When traveling would you book a room at a hotel if all you could get was a promise that it is very likely you will have a room when you arrive?  High quality A/V streams or critical control streams require a reservation, just like individuals require a hotel reservation.  The IEEE created Stream Reservation Protocol (SRP) to provide those reservations, because simple preferential treatment that existing reservation techniques could provide was not good enough.  In a dynamic system, devices request network resource needs with SRP and the entire network path is configured to provide the bandwidth needed. This bandwidth is allocated to the stream data and all other traffic may use the remaining bandwidth. This protection along with the traffic shaping provided by the AVB Credit-Based Shaper prevents network congestion that could result in packet loss and delivery delays.  SRP establishes loss-less bounded latency reservations across multiple network topologies and automatically configures the associated hardware queues, packet forwarding and VLAN configuration.  In addition, should the bandwidth not be available for the new stream, error reporting is sent back to the requester so that the system operator can diagnose any issued. In the unfortunate event of an emergency situation such as a 911 phone call or a fire/health safety announcement the “network” will automatically remove other reservations so the emergency announcements can be made immediately, without requiring the time-consuming delays associated with negotiations among all the non-emergency end stations to make bandwidth available on the network.

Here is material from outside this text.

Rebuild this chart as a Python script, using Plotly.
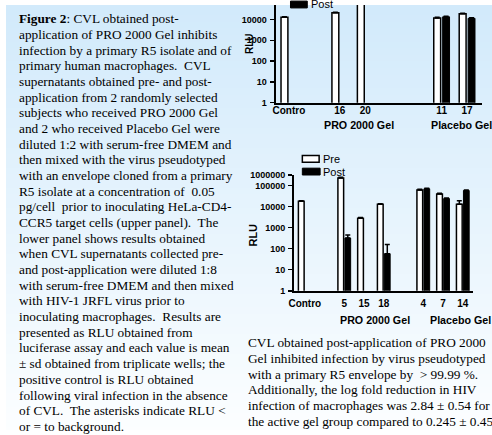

AVB/TSN networks can provide these reservations dynamically with as described above with SRP or statically. In a static system the switched are pre-configured at boot up with the reservations. While this loses some flexibility, it can speed startup time and can be useful for non-varying systems like automotive or industrial.

Detailed Features

1. No congestion loss: ensures no congestion loss because of SRP built-in admission control and the direct mapping of reserved traffic onto higher priority hardware egress queues that only process reserved traffic.  SRP was created because the simple preferential (optimized) stream treatment provided by existing reservation protocols was determined to be not good enough.  SRP ensures delivery and maximum latency.  Qav shaper replaces strict priority shapers so congestion does not occur in the network core, and the Qav shaper will enforce the reservation’s bandwidth usage.  End stations don’t need big buffers to solve congestion problems.

2. Reserved traffic protection: Protects AVB-cloud by remapping non-AVB traffic that tries to use AVB priorities onto non-AVB priorities.  This makes sure non-AVB traffic do not end up in the Bridge’s AVB hardware egress queues.

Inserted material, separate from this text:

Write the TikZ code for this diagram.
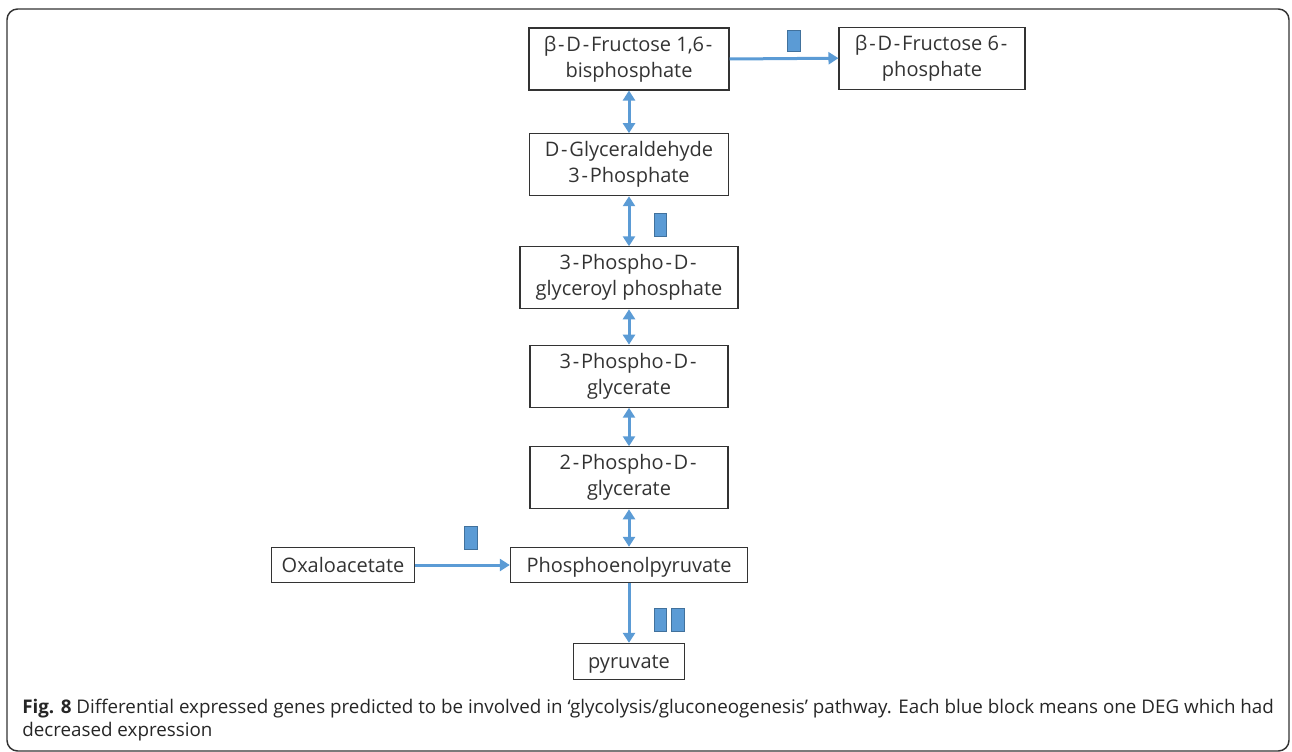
\documentclass[tikz,border=0pt]{standalone}
\usepackage{fontspec}
\setmainfont{Open Sans}
\usetikzlibrary{arrows.meta}
\definecolor{flowblue}{HTML}{5B9BD5}
\definecolor{blockedge}{HTML}{41719C}
\definecolor{boxedge}{HTML}{333333}
\newcommand{\hy}{\kern0.09em-\kern0.09em}
\begin{document}
\begin{tikzpicture}[x=0.75pt,y=-0.75pt,
  metab/.style={draw=boxedge,line width=0.8pt,inner sep=0pt,
    font=\fontsize{15}{19.5}\selectfont,text=black!80},
  tall/.style={metab,align=center,minimum height=46.5pt},
  flat/.style={metab,minimum height=26.5pt,text height=10.7pt,text depth=0pt},
  flow/.style={draw=flowblue,line width=2.25pt,
    -{Triangle[length=7.5pt,width=9pt]}},
  both/.style={flow,{Triangle[length=7.5pt,width=9pt]}-{Triangle[length=7.5pt,width=9pt]}},
  deg/.style={fill=flowblue,draw=blockedge,line width=0.6pt},
  caption/.style={anchor=base west,inner sep=0pt,font=\fontsize{14.1}{16}\selectfont,text=black!85}]
\useasboundingbox (0,0) rectangle (1292,752);
% outer frame
\draw[boxedge,line width=1.1pt,rounded corners=8pt] (7,9) rectangle (1289,751);

% metabolites
\node[tall,minimum width=150pt] (fbp) at (629,59) {β\hy D\hy Fructose 1,6\hy\\bisphosphate};
\node[tall,minimum width=139.5pt] (f6p) at (932,58.2) {β\hy D\hy Fructose 6\hy\\phosphate};
\node[tall,minimum width=149.5pt] (gap) at (629,164.7) {D\hy Glyceraldehyde\\3\hy Phosphate};
\node[tall,minimum width=163.5pt] (bpg) at (629,277.8) {3\hy Phospho\hy D\hy\\glyceroyl phosphate};
\node[tall,minimum width=148.5pt] (pg3) at (629,376.2) {3\hy Phospho\hy D\hy\\glycerate};
\node[tall,minimum width=148.5pt] (pg2) at (629,477.8) {2\hy Phospho\hy D\hy\\glycerate};
\node[flat,minimum width=178pt] (pep) at (629,565) {Phosphoenolpyruvate};
\node[flat,minimum width=107pt] (oaa) at (343,565) {Oxaloacetate};
\node[flat,minimum width=83pt,minimum height=27pt] (pyr) at (629,661.4) {pyruvate};

% reactions
\draw[flow] (fbp.east) -- (f6p.west);
\draw[both] (fbp.south) -- (gap.north);
\draw[both] (gap.south) -- (bpg.north);
\draw[both] (bpg.south) -- (pg3.north);
\draw[both] (pg3.south) -- (pg2.north);
\draw[both] (pg2.south) -- (pep.north);
\draw[flow] (oaa.east) -- (pep.west);
\draw[flow] (pep.south) -- (pyr.north);

% down-regulated genes
\draw[deg] (787.3,30) rectangle (800,51.7);
\draw[deg] (654,213.3) rectangle (666.7,236.7);
\draw[deg] (464.3,526) rectangle (477,549);
\draw[deg] (654,608.3) rectangle (666.7,631.7);
\draw[deg] (671,608.3) rectangle (684.3,631.7);

% caption
\node[caption] (cap1) at (22,713)
  {\textbf{Fig. 8} Differential expressed genes predicted to be involved in ‘glycolysis/gluconeogenesis’ pathway. Each blue block means one DEG which had};
\node[caption] (cap2) at (22,736)
  {decreased expression};
\end{tikzpicture}
\end{document}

3. Simple configuration: No bridge configuration required to achieve this high level of QoS.  SRP discovers the path and configures the hardware, all via a simple Talker and Listener packet exchange.  This hardware configuration includes shaper setup as well as packet forwarding and VLAN configuration.

4. Diagnostic information: SRP also provides diagnostic information when a reservation cannot be created (i.e. when admission is denied).

5. Packet identification: The three-bit PCP code in the 802.3 header along with the stream destination address is all that is required for no congestion loss packet forwarding.

6. Multiple network technology support: SRP is a single protocol that works across wired, wireless and MoCA.

7. Emergency traffic: The “network” is allowed to tear down existing reservations so an emergency stream (think 911 phone call or safety announcement) can be immediately established.